One proven way to improve our lives is to use the What-Will-the-Grandkids-Chuckle-About Method. This method involves asking yourself a simple question: what are you doing right now that your grandkids will see as laughably ass-backward 50 years from now?
For example, we look back to the early sixties and see societal habits that seem, in retrospect, comically short-sighted — habits like sexism, the way they ate, smoked, drank, drove (usually at the same time).
So what will your grandkids be chuckling about in 2061?

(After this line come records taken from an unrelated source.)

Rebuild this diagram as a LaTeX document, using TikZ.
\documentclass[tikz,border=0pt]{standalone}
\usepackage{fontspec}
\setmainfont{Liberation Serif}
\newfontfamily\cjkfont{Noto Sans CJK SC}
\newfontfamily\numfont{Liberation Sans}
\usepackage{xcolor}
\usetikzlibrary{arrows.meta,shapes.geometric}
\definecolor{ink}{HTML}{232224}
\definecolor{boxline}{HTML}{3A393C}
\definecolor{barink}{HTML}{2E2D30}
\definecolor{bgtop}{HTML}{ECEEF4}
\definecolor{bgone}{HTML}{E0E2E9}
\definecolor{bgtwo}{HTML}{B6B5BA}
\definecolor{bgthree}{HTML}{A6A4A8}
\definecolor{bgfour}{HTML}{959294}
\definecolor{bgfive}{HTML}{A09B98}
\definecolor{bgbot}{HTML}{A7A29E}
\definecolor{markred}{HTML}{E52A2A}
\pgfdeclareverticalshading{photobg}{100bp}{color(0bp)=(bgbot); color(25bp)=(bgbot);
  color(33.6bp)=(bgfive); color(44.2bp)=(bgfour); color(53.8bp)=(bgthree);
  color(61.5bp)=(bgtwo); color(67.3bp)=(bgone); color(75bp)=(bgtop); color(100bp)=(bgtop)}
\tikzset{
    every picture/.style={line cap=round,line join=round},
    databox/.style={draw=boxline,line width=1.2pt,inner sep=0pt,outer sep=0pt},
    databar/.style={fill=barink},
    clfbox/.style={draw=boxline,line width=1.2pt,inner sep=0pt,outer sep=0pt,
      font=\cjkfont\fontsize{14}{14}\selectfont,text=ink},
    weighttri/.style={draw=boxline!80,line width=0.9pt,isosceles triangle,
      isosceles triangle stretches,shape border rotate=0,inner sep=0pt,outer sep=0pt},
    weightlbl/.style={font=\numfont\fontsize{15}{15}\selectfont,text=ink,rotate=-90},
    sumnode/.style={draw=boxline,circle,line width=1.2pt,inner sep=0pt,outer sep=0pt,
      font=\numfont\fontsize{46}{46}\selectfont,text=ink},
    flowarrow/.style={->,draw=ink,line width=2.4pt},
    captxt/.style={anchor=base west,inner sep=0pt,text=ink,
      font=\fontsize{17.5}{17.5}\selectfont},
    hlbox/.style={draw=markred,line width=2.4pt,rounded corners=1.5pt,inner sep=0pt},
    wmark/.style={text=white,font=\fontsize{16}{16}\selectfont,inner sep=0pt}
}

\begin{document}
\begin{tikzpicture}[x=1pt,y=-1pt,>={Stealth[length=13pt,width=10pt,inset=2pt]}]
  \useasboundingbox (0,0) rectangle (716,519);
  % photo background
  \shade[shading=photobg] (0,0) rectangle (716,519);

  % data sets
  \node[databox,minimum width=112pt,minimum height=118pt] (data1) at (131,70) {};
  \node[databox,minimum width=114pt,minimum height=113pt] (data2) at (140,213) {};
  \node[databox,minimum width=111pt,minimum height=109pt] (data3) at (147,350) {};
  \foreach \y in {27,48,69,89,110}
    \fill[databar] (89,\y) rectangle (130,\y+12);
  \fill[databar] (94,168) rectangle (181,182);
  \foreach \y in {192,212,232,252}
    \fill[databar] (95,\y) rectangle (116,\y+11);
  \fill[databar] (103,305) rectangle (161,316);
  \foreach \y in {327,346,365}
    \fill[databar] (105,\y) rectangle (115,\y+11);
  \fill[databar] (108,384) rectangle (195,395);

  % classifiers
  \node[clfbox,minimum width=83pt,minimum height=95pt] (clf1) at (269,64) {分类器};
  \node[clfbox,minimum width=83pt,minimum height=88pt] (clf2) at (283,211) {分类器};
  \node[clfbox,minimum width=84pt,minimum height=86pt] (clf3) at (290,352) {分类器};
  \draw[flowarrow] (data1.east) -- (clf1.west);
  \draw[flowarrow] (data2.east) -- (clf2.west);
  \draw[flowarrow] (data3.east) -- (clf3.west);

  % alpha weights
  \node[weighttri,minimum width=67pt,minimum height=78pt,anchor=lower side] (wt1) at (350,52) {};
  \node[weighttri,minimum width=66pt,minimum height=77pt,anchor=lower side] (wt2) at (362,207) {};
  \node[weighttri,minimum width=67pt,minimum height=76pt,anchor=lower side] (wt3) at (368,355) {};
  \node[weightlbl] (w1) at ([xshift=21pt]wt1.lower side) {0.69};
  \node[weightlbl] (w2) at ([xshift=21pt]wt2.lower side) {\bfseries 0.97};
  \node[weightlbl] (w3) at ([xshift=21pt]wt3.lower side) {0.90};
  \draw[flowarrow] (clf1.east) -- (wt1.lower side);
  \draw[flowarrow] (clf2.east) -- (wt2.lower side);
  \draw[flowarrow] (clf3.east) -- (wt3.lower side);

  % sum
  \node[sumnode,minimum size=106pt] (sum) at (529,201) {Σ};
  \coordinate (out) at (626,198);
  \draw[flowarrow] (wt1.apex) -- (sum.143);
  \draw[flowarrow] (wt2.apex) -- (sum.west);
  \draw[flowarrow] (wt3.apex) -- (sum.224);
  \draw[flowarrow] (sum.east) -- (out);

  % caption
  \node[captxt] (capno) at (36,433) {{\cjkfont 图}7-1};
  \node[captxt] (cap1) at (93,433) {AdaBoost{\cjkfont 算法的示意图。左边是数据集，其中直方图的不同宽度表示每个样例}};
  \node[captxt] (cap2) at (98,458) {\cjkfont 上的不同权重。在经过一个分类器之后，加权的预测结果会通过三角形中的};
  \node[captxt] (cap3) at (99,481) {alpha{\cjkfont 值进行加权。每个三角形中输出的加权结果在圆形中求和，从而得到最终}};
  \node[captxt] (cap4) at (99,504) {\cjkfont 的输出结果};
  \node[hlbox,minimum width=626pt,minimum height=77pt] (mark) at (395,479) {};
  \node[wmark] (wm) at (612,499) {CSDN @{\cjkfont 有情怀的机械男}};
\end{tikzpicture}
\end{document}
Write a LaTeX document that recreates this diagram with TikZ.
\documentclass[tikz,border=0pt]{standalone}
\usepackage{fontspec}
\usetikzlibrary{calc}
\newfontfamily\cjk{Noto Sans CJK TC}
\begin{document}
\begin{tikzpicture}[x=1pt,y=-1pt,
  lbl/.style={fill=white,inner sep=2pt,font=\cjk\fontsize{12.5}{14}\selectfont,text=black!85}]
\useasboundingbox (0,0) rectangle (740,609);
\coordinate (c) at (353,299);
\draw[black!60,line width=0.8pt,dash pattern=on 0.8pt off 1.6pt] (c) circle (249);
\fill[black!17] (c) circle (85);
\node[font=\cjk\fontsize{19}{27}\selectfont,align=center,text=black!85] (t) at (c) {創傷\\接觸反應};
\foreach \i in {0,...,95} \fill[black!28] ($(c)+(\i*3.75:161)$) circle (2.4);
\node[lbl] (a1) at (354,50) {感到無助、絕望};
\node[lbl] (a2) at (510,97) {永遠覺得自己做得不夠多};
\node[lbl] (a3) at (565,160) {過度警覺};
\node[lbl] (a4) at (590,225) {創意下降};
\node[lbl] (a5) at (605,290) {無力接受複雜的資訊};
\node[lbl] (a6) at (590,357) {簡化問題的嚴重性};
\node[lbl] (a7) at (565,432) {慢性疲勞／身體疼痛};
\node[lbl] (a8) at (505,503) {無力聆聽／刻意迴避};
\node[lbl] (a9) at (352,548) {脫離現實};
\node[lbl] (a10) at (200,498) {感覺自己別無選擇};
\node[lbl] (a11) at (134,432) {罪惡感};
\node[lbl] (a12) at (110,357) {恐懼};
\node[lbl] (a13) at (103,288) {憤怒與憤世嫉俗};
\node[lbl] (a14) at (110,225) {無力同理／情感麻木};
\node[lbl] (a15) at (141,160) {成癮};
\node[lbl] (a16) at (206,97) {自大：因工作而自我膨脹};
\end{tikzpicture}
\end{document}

Here’s my answer: Brain Ed.
I think our grandkids will look back and say, Back in 2011, parents and teachers wanted kids to learn, but somehow they didn’t bother teaching kids the most important part — how the learning machine actually works. What the heck were those people thinking?
And our grandkids will be absolutely, positively, 100-percent right.

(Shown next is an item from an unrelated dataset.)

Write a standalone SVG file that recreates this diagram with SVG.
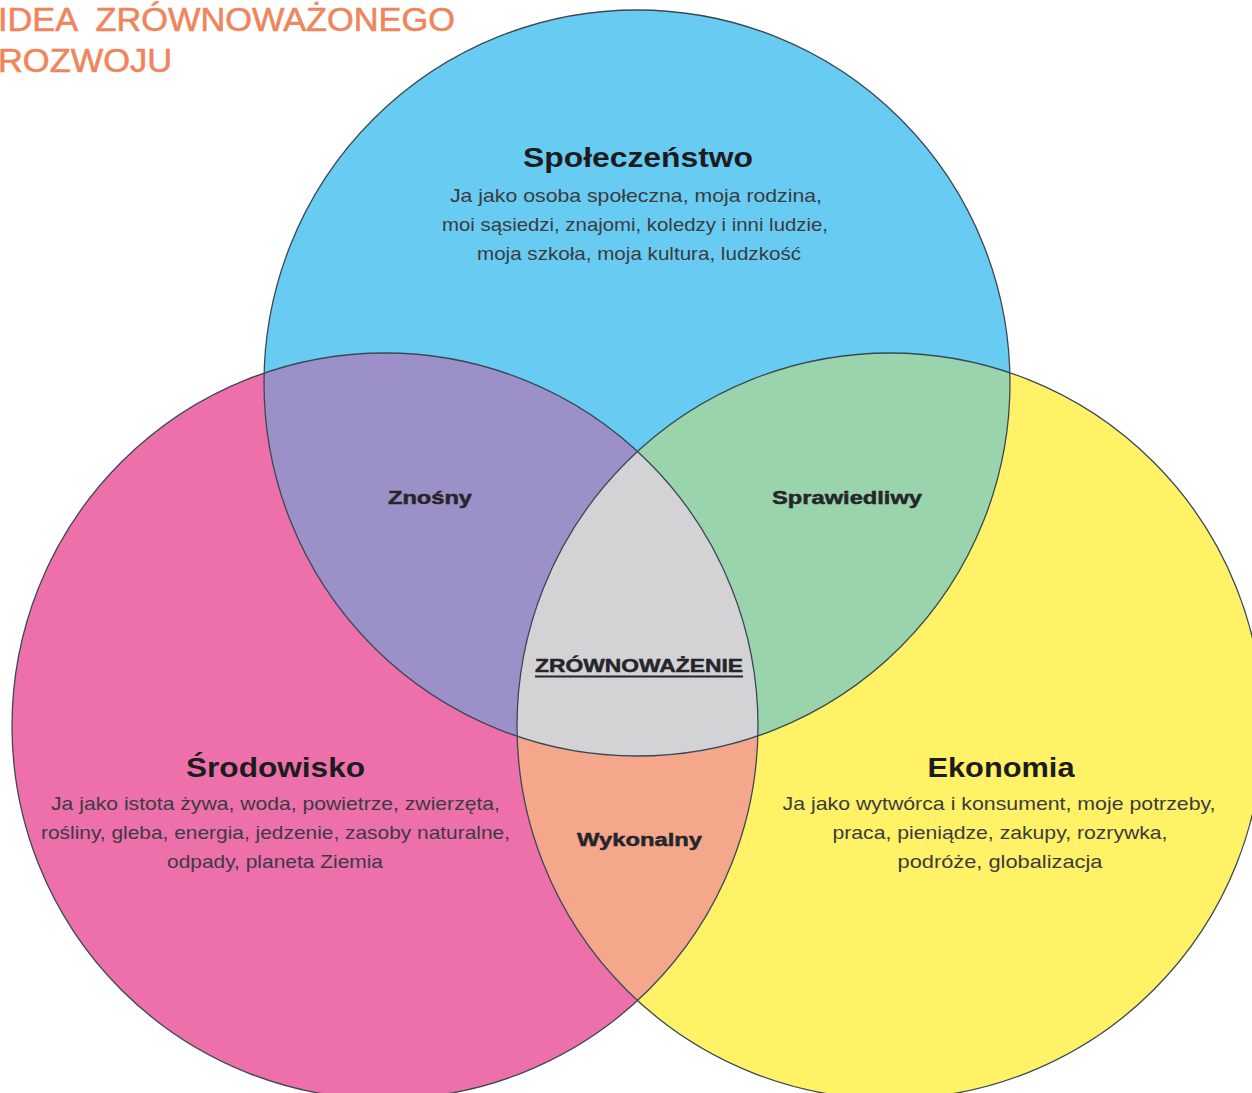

Right now, teachers, parents, and coaches in our society focus their attention on teaching the material — whether it’s algebra, soccer, or music. This is the equivalent of trying to train athletes without informing them that muscles exist. It’s like teaching nutrition without mentioning vegetables or vitamins. We feverishly cram our classrooms with whiz-bang technology, but fail to teach the kids how their own circuits are built to operate.
It’s all completely understandable, of course. Our parenting and teaching practices evolved in an industrial age, when we presumed potential was innate, brains were fixed (just as we presumed smoking was healthy and three-martini lunches were normal). But that doesn’t make it right. In fact, you could argue that teaching a child how their brain works is not just an educational strategy — it’s closer to a human right.

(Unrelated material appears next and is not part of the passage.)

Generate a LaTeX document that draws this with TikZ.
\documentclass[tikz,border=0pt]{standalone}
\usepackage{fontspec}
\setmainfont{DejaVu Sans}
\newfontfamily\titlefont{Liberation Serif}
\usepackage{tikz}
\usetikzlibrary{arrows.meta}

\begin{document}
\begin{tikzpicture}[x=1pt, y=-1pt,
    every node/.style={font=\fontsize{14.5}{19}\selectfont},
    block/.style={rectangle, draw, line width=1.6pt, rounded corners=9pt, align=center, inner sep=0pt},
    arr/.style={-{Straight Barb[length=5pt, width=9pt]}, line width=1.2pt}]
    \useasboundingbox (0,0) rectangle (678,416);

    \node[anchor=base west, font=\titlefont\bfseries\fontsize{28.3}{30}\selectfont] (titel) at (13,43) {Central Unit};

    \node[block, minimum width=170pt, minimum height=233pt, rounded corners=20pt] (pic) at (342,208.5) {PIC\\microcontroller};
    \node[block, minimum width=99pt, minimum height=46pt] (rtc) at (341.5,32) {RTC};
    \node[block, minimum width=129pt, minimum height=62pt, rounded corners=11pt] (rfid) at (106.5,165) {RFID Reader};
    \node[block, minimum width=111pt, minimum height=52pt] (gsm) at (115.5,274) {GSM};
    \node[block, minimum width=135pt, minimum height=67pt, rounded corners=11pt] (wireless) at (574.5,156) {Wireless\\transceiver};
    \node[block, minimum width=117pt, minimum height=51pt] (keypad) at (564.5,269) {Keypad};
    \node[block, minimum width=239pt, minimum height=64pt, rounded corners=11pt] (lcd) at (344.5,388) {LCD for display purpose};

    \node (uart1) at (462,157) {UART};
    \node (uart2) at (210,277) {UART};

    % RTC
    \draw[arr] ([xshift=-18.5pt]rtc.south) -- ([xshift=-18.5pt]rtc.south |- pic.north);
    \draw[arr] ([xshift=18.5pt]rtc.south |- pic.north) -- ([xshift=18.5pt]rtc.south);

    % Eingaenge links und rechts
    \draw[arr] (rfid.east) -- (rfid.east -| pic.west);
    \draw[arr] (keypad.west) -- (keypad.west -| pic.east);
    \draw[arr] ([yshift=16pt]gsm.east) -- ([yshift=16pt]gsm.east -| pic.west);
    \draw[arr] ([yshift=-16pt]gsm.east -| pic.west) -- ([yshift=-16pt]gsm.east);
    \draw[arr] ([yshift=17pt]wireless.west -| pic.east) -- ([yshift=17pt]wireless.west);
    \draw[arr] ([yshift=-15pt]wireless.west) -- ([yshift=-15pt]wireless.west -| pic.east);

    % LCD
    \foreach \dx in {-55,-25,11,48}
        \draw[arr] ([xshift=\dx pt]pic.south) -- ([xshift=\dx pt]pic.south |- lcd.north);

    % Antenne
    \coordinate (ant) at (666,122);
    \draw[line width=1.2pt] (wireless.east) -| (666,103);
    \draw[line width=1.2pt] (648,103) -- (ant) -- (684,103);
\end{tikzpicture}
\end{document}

So as long as we’re on a soapbox, let’s take this all the way and make it official.
The New Bill of Kid Rights:
- 1. Every child has the right to know how their brain grows
- 2. Every child has the right to a teacher who understands how skill develops
- 3. Every child has the right to an environment that’s aligned with the way skills grow in the brain
(Anything we need to add to that?)
Here’s a suggestion: teach brain-ed in schools. Why not devote a chunk of time, especially at the start of the school year, to teaching how the brain grows when it learns. To teaching how repetition builds speed and fluency. To helping kids to understand and experience the biological truth that struggle makes you smarter, that the brain grows when challenged.
Some progressive schools are already doing this. Last week I visited Castilleja School in Palo Alto (just down the street from Steve Jobs’s house, naturally) where they’re offering a new class called “Brainology” for seventh graders. In it, students learn how the brain is built to grow. They try out different studying strategies. They learn that the brain functions like a muscle: no pain, no gain.
Even small exposures can have a big impact. Stanford’s Carol Dweck did an experiment where she divided 700 low-achieving middle schoolers into two groups. Both were given an eight-week workshop on study skills, and one group received a 50-minute session that described how the brain grows when it’s challenged. (The other group’s session learned about generic science.) In a few months, the group that had learned about the brain had improved their grades and study habits to the point that teachers, without knowing, could accurately identify which student had been in which group.
It’s not rocket science. In fact, it’s easy, because it pays massive dividends. Plus, it gives our grandkids one less thing to chortle about.